• _Instructions to follow_
Filter the entries, keeping every line with the word "document".

• _Dataset content_
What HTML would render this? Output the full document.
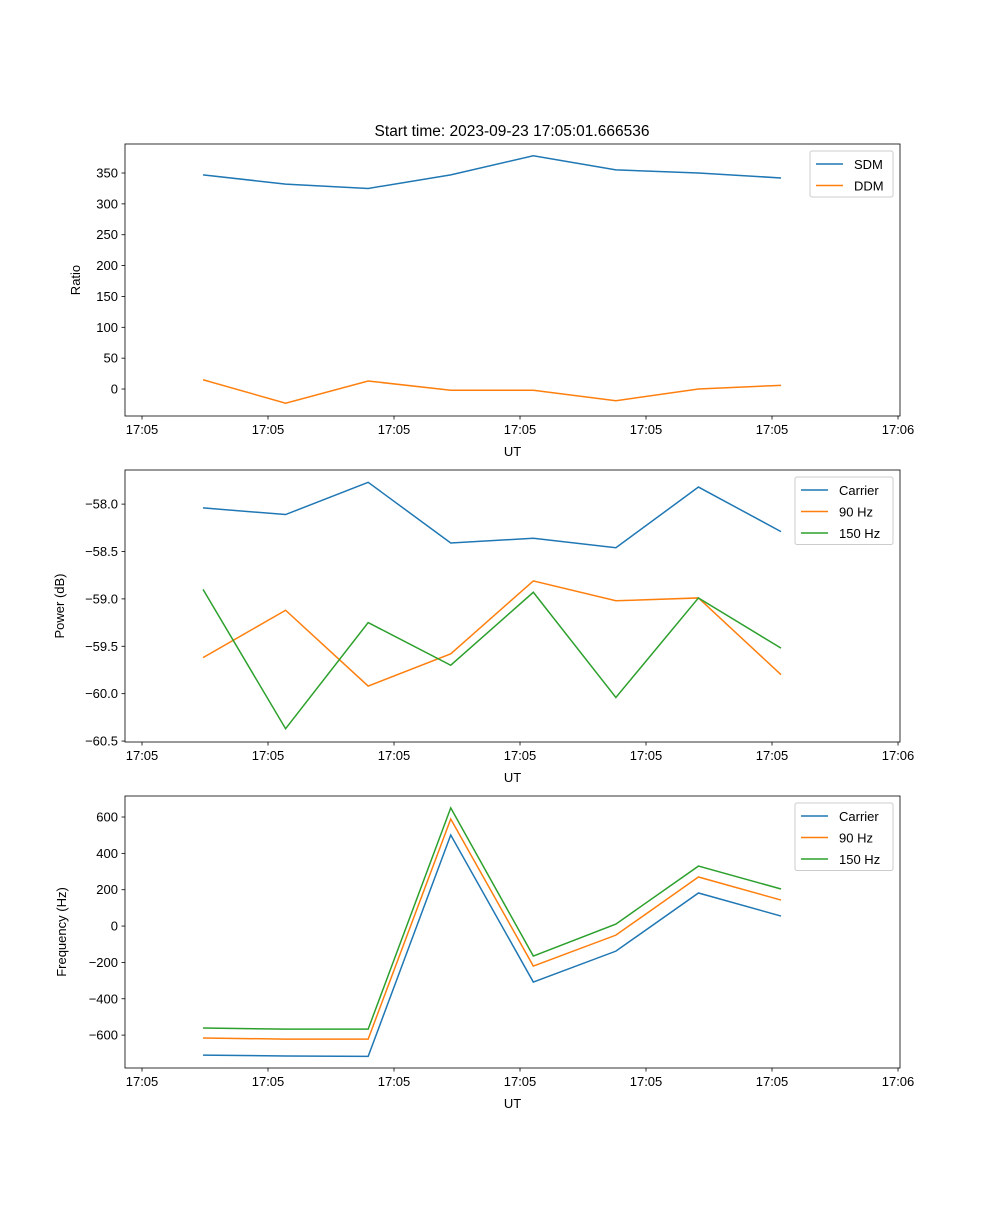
* * *
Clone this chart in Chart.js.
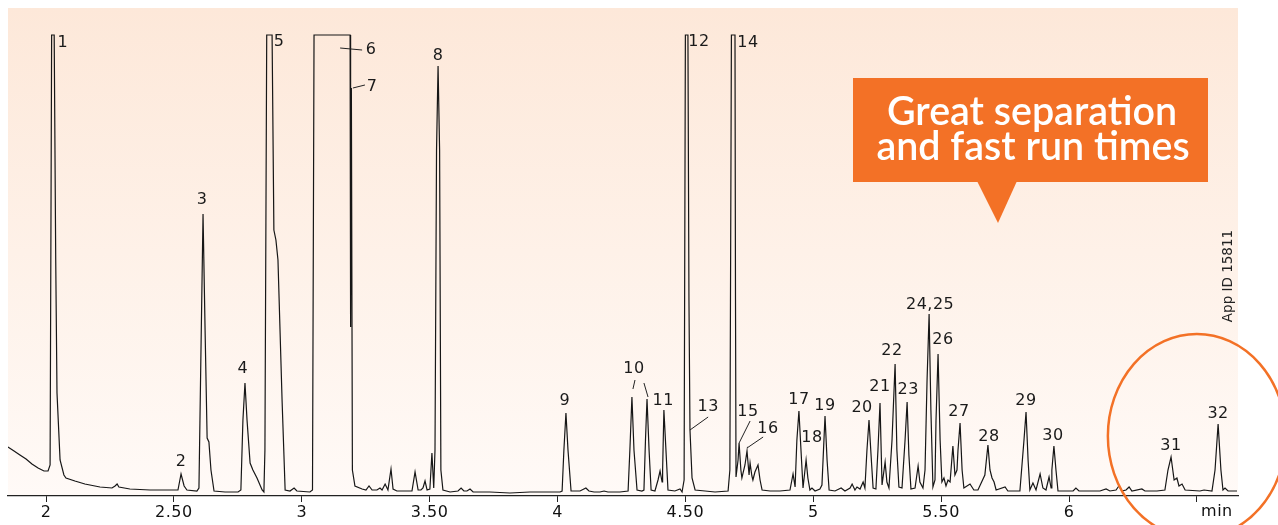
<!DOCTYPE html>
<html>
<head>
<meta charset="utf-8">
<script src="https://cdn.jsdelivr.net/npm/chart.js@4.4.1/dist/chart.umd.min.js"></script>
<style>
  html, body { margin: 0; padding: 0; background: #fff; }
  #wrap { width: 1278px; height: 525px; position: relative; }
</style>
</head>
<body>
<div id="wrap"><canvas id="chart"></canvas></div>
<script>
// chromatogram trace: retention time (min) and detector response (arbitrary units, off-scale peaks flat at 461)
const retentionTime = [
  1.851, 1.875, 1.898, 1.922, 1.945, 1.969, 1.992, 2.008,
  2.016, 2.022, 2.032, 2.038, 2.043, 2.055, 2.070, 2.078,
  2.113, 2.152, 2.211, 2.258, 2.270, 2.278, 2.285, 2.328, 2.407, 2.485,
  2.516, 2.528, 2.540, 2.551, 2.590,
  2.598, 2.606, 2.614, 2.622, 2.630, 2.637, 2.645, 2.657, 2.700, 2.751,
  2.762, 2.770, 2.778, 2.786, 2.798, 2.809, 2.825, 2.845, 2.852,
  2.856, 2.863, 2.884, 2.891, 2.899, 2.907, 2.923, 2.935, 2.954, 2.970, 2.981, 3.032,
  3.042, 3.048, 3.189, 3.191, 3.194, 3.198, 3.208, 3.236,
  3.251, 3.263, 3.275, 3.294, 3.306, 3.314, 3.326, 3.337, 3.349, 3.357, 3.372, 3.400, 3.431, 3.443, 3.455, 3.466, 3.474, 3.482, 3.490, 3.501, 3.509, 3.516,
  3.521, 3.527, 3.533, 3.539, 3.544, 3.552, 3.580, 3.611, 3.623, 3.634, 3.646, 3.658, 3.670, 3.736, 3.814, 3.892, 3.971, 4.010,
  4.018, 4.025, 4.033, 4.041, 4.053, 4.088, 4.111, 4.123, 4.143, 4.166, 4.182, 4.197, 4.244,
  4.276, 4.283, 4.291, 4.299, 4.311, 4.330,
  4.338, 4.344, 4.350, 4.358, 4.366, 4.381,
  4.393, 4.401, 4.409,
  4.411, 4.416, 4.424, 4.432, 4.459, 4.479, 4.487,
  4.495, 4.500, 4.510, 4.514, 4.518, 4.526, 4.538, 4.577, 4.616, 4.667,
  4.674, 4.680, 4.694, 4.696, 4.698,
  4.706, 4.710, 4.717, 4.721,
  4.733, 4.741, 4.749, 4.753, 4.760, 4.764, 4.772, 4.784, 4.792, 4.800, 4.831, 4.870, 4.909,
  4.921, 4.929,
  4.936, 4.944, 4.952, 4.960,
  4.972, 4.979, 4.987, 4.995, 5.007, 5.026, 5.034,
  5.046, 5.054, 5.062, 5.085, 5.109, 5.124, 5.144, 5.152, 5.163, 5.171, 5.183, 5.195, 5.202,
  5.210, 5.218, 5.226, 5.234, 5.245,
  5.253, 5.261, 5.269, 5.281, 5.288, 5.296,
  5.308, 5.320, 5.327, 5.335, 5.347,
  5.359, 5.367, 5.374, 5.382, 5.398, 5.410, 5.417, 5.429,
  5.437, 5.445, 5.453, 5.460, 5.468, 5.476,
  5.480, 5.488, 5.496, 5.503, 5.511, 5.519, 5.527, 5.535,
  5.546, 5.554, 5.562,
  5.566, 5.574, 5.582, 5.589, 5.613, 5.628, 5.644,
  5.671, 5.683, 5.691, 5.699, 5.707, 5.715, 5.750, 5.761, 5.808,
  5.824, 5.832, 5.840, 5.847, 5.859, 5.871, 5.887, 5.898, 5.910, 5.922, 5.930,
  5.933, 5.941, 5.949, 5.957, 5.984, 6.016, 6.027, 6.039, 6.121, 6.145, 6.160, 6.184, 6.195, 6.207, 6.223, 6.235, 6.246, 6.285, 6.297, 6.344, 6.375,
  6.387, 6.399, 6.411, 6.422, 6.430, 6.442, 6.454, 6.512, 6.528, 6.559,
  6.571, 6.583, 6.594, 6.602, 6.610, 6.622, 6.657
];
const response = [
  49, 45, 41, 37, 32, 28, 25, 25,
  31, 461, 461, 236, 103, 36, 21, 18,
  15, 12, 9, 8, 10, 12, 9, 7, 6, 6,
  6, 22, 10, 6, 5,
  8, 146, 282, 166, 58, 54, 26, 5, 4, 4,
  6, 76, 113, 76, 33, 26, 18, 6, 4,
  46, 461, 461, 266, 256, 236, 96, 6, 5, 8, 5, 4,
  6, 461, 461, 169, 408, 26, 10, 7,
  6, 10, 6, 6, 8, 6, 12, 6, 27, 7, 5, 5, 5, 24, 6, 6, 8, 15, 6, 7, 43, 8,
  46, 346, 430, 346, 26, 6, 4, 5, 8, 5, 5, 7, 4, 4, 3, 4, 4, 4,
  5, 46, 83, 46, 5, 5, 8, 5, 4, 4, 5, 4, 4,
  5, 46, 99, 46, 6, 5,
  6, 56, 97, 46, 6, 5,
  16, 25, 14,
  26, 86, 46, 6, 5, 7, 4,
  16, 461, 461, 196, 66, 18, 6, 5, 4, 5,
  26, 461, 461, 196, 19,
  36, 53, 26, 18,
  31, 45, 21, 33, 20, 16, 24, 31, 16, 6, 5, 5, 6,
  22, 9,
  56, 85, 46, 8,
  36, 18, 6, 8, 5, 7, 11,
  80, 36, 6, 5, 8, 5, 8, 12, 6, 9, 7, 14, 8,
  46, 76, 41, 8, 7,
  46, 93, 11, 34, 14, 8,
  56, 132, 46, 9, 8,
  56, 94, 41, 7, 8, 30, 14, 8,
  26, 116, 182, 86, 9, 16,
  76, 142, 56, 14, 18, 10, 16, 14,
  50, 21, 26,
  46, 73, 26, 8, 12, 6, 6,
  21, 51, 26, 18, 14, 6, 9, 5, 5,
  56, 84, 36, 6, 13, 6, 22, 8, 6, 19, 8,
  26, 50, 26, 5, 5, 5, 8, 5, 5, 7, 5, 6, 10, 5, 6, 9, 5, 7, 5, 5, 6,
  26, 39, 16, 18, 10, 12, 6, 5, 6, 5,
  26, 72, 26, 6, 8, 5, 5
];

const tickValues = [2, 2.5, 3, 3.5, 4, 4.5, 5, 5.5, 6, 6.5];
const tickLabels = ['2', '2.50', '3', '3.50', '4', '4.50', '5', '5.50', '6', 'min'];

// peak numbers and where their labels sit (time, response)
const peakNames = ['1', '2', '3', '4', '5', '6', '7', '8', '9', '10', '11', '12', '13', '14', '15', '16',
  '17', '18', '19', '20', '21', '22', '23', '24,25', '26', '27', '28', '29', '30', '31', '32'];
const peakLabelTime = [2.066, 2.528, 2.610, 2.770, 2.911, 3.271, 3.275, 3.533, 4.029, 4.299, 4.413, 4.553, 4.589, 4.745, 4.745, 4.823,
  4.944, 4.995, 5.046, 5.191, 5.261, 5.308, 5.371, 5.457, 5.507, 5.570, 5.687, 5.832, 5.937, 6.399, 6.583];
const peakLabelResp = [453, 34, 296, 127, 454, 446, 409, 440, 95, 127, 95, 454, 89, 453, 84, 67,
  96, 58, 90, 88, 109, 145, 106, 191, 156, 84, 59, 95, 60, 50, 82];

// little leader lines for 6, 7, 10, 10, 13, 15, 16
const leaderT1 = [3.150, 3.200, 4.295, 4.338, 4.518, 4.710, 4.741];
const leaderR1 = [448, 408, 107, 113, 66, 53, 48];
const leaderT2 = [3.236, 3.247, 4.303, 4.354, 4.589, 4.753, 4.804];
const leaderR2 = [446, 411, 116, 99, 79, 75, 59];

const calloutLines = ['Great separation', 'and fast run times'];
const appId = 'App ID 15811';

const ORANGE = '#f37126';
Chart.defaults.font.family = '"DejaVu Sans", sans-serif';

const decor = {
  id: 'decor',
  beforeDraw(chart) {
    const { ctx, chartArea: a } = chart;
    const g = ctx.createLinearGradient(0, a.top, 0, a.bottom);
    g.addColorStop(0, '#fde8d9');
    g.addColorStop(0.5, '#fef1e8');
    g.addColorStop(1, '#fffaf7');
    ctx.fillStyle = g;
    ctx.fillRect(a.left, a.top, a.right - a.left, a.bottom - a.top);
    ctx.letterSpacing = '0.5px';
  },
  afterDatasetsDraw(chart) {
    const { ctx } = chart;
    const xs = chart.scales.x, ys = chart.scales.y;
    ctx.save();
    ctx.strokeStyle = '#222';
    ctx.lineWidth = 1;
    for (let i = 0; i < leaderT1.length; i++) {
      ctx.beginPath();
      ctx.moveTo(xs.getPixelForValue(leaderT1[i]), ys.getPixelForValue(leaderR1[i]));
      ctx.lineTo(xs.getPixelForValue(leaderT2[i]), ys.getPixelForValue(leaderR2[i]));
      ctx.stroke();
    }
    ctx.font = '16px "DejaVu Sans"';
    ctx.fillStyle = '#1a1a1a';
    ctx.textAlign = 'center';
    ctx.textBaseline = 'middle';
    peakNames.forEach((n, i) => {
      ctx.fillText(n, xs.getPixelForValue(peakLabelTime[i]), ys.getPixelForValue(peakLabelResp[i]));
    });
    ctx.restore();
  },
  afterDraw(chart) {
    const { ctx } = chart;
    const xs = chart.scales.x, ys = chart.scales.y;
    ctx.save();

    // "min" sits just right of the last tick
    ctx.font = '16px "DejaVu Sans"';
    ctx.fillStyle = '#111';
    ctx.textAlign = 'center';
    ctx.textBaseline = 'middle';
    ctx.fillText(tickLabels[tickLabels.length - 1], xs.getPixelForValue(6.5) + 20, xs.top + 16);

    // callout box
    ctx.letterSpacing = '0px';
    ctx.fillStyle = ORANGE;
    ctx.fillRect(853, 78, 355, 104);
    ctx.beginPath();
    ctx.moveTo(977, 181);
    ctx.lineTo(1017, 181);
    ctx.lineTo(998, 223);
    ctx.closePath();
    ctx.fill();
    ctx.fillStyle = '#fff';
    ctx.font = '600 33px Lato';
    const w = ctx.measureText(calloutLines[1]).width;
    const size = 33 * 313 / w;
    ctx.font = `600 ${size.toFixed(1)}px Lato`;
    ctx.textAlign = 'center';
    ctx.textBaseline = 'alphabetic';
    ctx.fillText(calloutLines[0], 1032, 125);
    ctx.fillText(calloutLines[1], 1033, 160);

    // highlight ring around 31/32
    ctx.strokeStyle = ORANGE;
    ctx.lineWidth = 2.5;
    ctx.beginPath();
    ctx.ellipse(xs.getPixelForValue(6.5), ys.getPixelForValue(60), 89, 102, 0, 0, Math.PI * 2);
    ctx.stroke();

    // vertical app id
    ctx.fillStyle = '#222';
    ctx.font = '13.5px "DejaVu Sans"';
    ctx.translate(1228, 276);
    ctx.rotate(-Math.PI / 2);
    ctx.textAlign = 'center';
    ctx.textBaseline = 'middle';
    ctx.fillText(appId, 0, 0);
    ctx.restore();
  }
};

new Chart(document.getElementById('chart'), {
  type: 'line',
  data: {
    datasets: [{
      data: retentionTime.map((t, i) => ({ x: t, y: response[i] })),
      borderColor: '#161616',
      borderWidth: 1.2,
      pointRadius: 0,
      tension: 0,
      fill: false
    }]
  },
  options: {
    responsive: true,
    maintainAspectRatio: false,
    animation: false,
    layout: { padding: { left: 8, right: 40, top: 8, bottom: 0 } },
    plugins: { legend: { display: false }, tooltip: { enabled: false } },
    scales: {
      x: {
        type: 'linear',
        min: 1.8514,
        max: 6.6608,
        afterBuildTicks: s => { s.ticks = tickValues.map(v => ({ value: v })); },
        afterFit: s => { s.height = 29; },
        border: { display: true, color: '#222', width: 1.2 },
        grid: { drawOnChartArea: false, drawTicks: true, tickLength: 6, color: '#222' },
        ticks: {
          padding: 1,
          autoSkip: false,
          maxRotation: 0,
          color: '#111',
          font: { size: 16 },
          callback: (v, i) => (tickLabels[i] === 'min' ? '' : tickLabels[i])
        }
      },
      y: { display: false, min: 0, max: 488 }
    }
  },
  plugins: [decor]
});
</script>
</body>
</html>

• _Output below_
What HTML would render this? Output the full document.
new Chart(document.getElementById('chart'), {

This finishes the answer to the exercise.